ReoNa:コミカライズ版を読ませていただいて、作品の中に絶望感、孤独感、痛みがあって。『月姫』というタイトルからは想像ができないところもあって、想像していた以上に撃ち抜かれました。「こんなに泣かされると思わなかった」というくらい泣いて。読み終えてしばらくは『月姫』ロスのような状態に。「早く他のルートを読みたいな」と思いました。

――今作を作っているのは全曲毛蟹さんです。毛蟹さん自身は『月姫』がお好きだったのでしょうか?

ReoNa:大ファンだったそうです。だから最初のデモ音源を作るときから、深い思いと情熱があって。毛蟹さんをはじめReoNaチームの中に『月姫』ファンが多いんです。だからこそご縁も感じています。

3曲目に収録されている「Lost」という楽曲は、毛蟹さんが十数年前、TYPE-MOONさんの世界観に傾倒している時期に、二次創作のような形で、『月姫』のイメージして創作したものなんです。
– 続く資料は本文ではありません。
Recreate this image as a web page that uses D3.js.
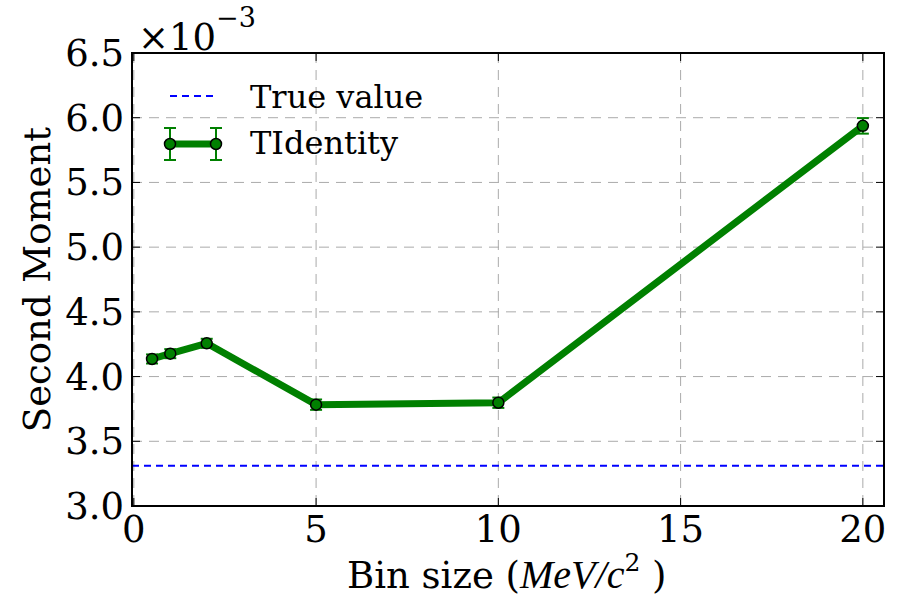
<!DOCTYPE html>
<html>
<head>
<meta charset="utf-8">
<script src="https://cdn.jsdelivr.net/npm/d3@7"></script>
<style>
  html, body { margin: 0; padding: 0; background: #fff; }
  svg text { font-family: "DejaVu Serif", serif; fill: #000; }
</style>
</head>
<body>
<svg id="chart" width="900" height="600"></svg>
<script>
// Bin sizes (MeV/c^2) and measured second moments (x 1e-3)
const binSizes = [0.5, 1, 2, 5, 10, 20];
const secondMoment = [4.136, 4.177, 4.257, 3.783, 3.798, 5.937];
const momentErr = [0.035, 0.035, 0.035, 0.04, 0.04, 0.06];
const trueValue = 3.311;
const xTicks = [0, 5, 10, 15, 20];
const yTicks = [3.0, 3.5, 4.0, 4.5, 5.0, 5.5, 6.0, 6.5];

const svg = d3.select("#chart");
const plotLeft = 132, plotRight = 884, plotTop = 53, plotBottom = 506;

const x = d3.scaleLinear().domain([-0.05, 20.58]).range([plotLeft, plotRight]);
const y = d3.scaleLinear().domain([3.0, 6.5]).range([plotBottom, plotTop]);

const green = "#008000";

// grid
const grid = svg.append("g");
grid.selectAll(".gx").data(xTicks).join("line")
  .attr("x1", d => x(d)).attr("x2", d => x(d))
  .attr("y1", plotTop).attr("y2", plotBottom)
  .attr("stroke", "#aaaaaa").attr("stroke-width", 1)
  .attr("stroke-dasharray", "10,7");
grid.selectAll(".gy").data(yTicks).join("line")
  .attr("x1", plotLeft).attr("x2", plotRight)
  .attr("y1", d => y(d)).attr("y2", d => y(d))
  .attr("stroke", "#aaaaaa").attr("stroke-width", 1)
  .attr("stroke-dasharray", "10,7");

// true value reference line
svg.append("line")
  .attr("x1", plotLeft).attr("x2", plotRight)
  .attr("y1", y(trueValue)).attr("y2", y(trueValue))
  .attr("stroke", "#0000ff").attr("stroke-width", 2)
  .attr("stroke-dasharray", "7,5");

// data line
const pts = binSizes.map((b, i) => ({ x: b, y: secondMoment[i], e: momentErr[i] }));
svg.append("path")
  .datum(pts)
  .attr("fill", "none")
  .attr("stroke", green)
  .attr("stroke-width", 7)
  .attr("stroke-linejoin", "round")
  .attr("d", d3.line().x(d => x(d.x)).y(d => y(d.y)));

// error bars
const eb = svg.append("g").attr("stroke", green).attr("stroke-width", 2);
pts.forEach(p => {
  eb.append("line").attr("x1", x(p.x)).attr("x2", x(p.x))
    .attr("y1", y(p.y - p.e)).attr("y2", y(p.y + p.e));
  [p.y - p.e, p.y + p.e].forEach(v => {
    eb.append("line").attr("x1", x(p.x) - 6).attr("x2", x(p.x) + 6)
      .attr("y1", y(v)).attr("y2", y(v));
  });
});

// markers
svg.selectAll(".pt").data(pts).join("circle")
  .attr("cx", d => x(d.x)).attr("cy", d => y(d.y)).attr("r", 5.5)
  .attr("fill", green).attr("stroke", "#000").attr("stroke-width", 1.5);

// frame
svg.append("rect")
  .attr("x", plotLeft).attr("y", plotTop)
  .attr("width", plotRight - plotLeft).attr("height", plotBottom - plotTop)
  .attr("fill", "none").attr("stroke", "#000").attr("stroke-width", 2);

// ticks inside on all four sides
const tk = svg.append("g").attr("stroke", "#000").attr("stroke-width", 1);
xTicks.forEach(t => {
  tk.append("line").attr("x1", x(t)).attr("x2", x(t)).attr("y1", plotBottom).attr("y2", plotBottom - 8);
  tk.append("line").attr("x1", x(t)).attr("x2", x(t)).attr("y1", plotTop).attr("y2", plotTop + 8);
});
yTicks.forEach(t => {
  tk.append("line").attr("x1", plotLeft).attr("x2", plotLeft + 8).attr("y1", y(t)).attr("y2", y(t));
  tk.append("line").attr("x1", plotRight).attr("x2", plotRight - 8).attr("y1", y(t)).attr("y2", y(t));
});

// tick labels
svg.selectAll(".xl").data(xTicks).join("text")
  .attr("x", d => x(d)).attr("y", plotBottom + 36)
  .attr("text-anchor", "middle").attr("font-size", 37)
  .text(d => d);
svg.selectAll(".yl").data(yTicks).join("text")
  .attr("x", plotLeft - 8).attr("y", d => y(d) + 13)
  .attr("text-anchor", "end").attr("font-size", 37)
  .text(d => d.toFixed(1));

// offset text
const off = svg.append("text").attr("x", 138).attr("y", 50).attr("font-size", 37);
off.append("tspan").text("\u00d710");
off.append("tspan").attr("dy", -23).attr("font-size", 27).text("\u22123");

// axis labels
const xl = svg.append("text").attr("x", 347).attr("y", 588)
  .attr("text-anchor", "start").attr("font-size", 37);
xl.append("tspan").text("Bin size (");
xl.append("tspan").attr("font-family", "'Liberation Serif', serif")
  .attr("font-style", "italic").attr("font-size", 40).text("MeV/c");
xl.append("tspan").attr("dy", -17).attr("font-size", 25).text("2");
xl.append("tspan").attr("dy", 17).text(" )");

svg.append("text")
  .attr("transform", "translate(50," + ((plotTop + plotBottom) / 2) + ") rotate(-90)")
  .attr("text-anchor", "middle").attr("font-size", 37)
  .text("Second Moment");

// legend
const lg = svg.append("g");
lg.append("line").attr("x1", 170).attr("x2", 216).attr("y1", 96).attr("y2", 96)
  .attr("stroke", "#0000ff").attr("stroke-width", 2).attr("stroke-dasharray", "7,5");
lg.append("text").attr("x", 250).attr("y", 108).attr("font-size", 32).text("True value");

lg.append("line").attr("x1", 170).attr("x2", 216).attr("y1", 144).attr("y2", 144)
  .attr("stroke", green).attr("stroke-width", 7);
[170, 216].forEach(cx => {
  lg.append("line").attr("x1", cx).attr("x2", cx).attr("y1", 128).attr("y2", 160)
    .attr("stroke", green).attr("stroke-width", 2);
  [128, 160].forEach(cy => lg.append("line").attr("x1", cx - 6).attr("x2", cx + 6)
    .attr("y1", cy).attr("y2", cy).attr("stroke", green).attr("stroke-width", 2));
  lg.append("circle").attr("cx", cx).attr("cy", 144).attr("r", 5.5)
    .attr("fill", green).attr("stroke", "#000").attr("stroke-width", 1.5);
});
lg.append("text").attr("x", 250).attr("y", 154).attr("font-size", 32).text("TIdentity");
</script>
</body>
</html>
当時は日本語詞もありましたが、新生『月姫』ということで、「Lost」も新生「Lost」にと、全部英語詞になりました。

――お話を聞いていて鳥肌が立ちました。ReoNaさんにとってもですけど、毛蟹さんにとっても運命的とも言えるご縁があったんですね。

ReoNa:本当にそう思います。このゲームがふたたび出ることを心待ちにされていた方のひとりだと思うので、計り知れないほどの熱があるんだろうなと。

TYPE-MOONさんの作品って “沼に引きずり込む力”があるというか。こんな世界が自分の日常の隣にあったらいいなと思わせるような、自分の世界が広がるようなものを持っていて。シナリオご担当の奈須きのこさんはじめTYPE-MOONのチームの皆さんは、いったいどんな目でこの世界を見ているんだろうと思うくらい、現実世界に近いにも関わらず、とんでもないSF世界、ファンタジーでもある。そうしたものに毛蟹さんは影響を受けてきたんだろうなと思いました。

――ReoNaさんファンにとっても、毛蟹さんの楽曲が好きな方たちにとってもたまらない内容ですね。

ReoNa:今回は楽器のレコーディングだけじゃなく、ボーカルのレコーディングのディレクションも毛蟹さんにお願いしているんです。レコーディング現場の最前線に立ってメインでやりとりさせていただいて、毛蟹さんの想いをお歌にたくさん乗せる事ができた特別な制作でした。